## Exercise brief
Skipping all pictures, set down the lines of the listing from the first through the one with "anchor=base] (innertitle) at".

## Recorded data

-----

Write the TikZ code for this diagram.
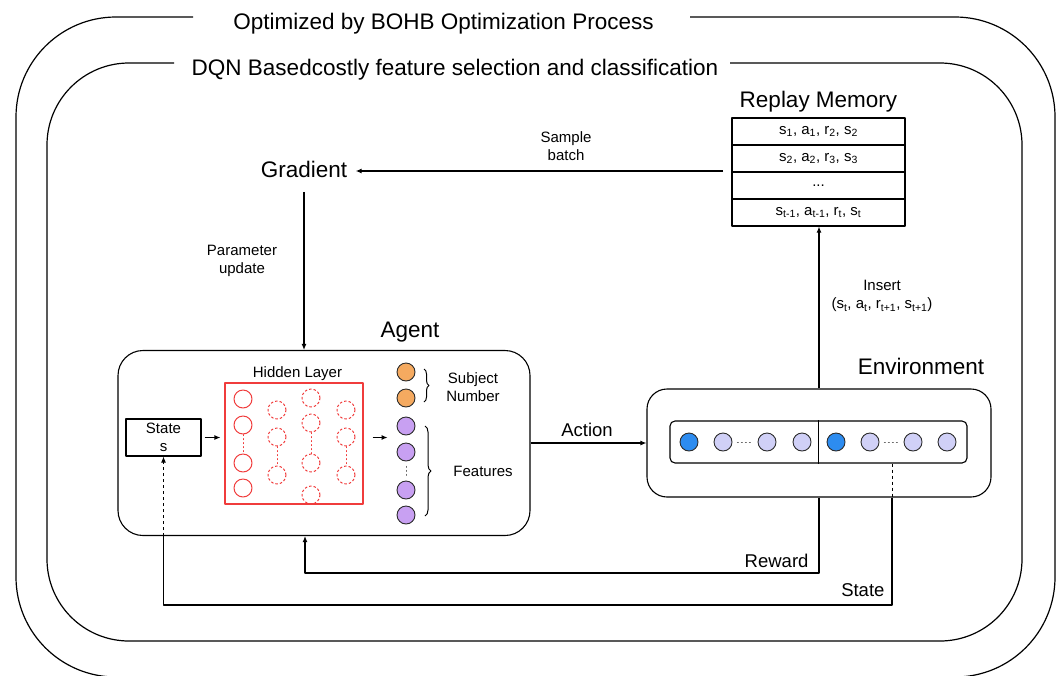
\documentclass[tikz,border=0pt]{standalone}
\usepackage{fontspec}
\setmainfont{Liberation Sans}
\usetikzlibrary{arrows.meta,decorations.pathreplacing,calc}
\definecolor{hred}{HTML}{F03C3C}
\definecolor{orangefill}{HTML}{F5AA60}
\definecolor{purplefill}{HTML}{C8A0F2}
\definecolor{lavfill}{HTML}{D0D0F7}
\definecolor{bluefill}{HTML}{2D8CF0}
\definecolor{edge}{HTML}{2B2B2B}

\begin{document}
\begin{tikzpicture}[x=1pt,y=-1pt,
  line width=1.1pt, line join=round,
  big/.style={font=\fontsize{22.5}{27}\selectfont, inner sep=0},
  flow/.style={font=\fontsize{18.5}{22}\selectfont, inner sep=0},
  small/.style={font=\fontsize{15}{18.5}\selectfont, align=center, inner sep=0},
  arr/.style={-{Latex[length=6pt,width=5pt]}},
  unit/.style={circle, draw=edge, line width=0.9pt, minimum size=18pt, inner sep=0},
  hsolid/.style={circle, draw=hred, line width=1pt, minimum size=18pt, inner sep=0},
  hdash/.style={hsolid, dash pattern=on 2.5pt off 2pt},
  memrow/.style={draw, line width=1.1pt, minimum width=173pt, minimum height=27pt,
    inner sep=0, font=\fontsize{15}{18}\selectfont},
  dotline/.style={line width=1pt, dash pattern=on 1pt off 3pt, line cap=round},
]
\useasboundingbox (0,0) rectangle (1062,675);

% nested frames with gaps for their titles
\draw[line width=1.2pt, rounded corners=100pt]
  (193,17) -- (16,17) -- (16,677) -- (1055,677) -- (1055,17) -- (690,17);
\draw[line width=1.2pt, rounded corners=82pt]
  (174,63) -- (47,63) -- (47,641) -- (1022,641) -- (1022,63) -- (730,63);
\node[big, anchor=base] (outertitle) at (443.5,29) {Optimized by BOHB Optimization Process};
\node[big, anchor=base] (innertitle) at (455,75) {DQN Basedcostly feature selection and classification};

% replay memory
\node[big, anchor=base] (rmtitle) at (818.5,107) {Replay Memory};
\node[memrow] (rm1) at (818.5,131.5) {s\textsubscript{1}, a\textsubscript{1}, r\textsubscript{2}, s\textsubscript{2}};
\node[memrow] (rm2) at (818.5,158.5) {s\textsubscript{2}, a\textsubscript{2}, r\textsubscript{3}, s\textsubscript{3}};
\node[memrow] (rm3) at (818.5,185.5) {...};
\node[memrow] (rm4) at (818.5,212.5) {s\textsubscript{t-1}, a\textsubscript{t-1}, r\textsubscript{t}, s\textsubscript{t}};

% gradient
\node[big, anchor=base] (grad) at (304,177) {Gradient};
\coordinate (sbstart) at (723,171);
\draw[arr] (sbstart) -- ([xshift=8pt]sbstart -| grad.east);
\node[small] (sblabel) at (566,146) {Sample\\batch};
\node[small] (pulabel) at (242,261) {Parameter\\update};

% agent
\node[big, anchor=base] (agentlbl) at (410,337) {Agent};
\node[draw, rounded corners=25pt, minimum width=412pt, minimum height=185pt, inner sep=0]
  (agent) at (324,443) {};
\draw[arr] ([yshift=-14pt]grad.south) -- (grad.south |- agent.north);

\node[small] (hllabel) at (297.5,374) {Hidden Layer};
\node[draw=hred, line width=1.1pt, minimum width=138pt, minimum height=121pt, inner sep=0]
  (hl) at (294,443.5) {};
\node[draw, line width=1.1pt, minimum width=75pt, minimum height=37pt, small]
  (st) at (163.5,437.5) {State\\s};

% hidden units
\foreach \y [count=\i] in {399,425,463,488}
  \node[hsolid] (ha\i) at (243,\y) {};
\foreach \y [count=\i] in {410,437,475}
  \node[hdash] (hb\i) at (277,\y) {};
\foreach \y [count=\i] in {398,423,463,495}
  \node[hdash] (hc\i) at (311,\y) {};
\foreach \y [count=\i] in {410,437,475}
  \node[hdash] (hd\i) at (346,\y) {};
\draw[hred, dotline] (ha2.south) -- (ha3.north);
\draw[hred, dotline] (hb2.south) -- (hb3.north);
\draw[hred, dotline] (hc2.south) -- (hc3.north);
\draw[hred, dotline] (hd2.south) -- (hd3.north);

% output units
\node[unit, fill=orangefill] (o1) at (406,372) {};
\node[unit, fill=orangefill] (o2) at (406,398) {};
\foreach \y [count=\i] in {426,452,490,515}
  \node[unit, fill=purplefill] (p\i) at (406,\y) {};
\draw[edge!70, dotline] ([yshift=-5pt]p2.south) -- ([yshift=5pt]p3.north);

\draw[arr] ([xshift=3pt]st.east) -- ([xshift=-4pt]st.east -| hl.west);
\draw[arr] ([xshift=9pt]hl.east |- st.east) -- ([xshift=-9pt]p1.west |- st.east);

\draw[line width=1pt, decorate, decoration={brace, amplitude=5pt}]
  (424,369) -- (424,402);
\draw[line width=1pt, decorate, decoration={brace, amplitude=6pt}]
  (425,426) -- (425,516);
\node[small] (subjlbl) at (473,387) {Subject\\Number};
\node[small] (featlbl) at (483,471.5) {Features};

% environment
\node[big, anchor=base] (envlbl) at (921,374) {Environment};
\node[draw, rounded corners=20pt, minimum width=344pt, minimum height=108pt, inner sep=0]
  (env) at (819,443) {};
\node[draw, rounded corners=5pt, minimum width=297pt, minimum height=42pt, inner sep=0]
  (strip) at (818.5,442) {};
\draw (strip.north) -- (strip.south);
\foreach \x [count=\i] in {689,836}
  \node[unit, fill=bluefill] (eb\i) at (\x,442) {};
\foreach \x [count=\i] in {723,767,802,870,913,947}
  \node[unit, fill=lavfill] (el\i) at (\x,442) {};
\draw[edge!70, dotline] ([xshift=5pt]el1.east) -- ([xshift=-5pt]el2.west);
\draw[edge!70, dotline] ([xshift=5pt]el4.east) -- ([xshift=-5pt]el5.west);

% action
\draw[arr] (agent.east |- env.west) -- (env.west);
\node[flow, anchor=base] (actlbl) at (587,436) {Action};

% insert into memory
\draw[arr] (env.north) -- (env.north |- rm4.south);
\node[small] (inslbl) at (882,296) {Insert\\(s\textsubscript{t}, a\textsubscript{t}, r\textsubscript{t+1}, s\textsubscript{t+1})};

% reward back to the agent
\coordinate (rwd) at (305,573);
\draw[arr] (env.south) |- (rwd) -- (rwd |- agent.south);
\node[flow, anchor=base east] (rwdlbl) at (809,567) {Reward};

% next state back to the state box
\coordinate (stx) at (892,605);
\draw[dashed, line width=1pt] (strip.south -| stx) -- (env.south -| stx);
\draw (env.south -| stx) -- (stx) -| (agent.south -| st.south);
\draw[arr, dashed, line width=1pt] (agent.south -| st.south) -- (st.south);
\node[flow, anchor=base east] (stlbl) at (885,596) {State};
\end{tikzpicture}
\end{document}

-----

## Solution for this exercise
Write the TikZ code for this diagram.
\documentclass[tikz,border=0pt]{standalone}
\usepackage{fontspec}
\setmainfont{Liberation Sans}
\usetikzlibrary{arrows.meta,decorations.pathreplacing,calc}
\definecolor{hred}{HTML}{F03C3C}
\definecolor{orangefill}{HTML}{F5AA60}
\definecolor{purplefill}{HTML}{C8A0F2}
\definecolor{lavfill}{HTML}{D0D0F7}
\definecolor{bluefill}{HTML}{2D8CF0}
\definecolor{edge}{HTML}{2B2B2B}

\begin{document}
\begin{tikzpicture}[x=1pt,y=-1pt,
  line width=1.1pt, line join=round,
  big/.style={font=\fontsize{22.5}{27}\selectfont, inner sep=0},
  flow/.style={font=\fontsize{18.5}{22}\selectfont, inner sep=0},
  small/.style={font=\fontsize{15}{18.5}\selectfont, align=center, inner sep=0},
  arr/.style={-{Latex[length=6pt,width=5pt]}},
  unit/.style={circle, draw=edge, line width=0.9pt, minimum size=18pt, inner sep=0},
  hsolid/.style={circle, draw=hred, line width=1pt, minimum size=18pt, inner sep=0},
  hdash/.style={hsolid, dash pattern=on 2.5pt off 2pt},
  memrow/.style={draw, line width=1.1pt, minimum width=173pt, minimum height=27pt,
    inner sep=0, font=\fontsize{15}{18}\selectfont},
  dotline/.style={line width=1pt, dash pattern=on 1pt off 3pt, line cap=round},
]
\useasboundingbox (0,0) rectangle (1062,675);

% nested frames with gaps for their titles
\draw[line width=1.2pt, rounded corners=100pt]
  (193,17) -- (16,17) -- (16,677) -- (1055,677) -- (1055,17) -- (690,17);
\draw[line width=1.2pt, rounded corners=82pt]
  (174,63) -- (47,63) -- (47,641) -- (1022,641) -- (1022,63) -- (730,63);
\node[big, anchor=base] (outertitle) at (443.5,29) {Optimized by BOHB Optimization Process};
\node[big, anchor=base] (innertitle) at (455,75) {DQN Basedcostly feature selection and classification};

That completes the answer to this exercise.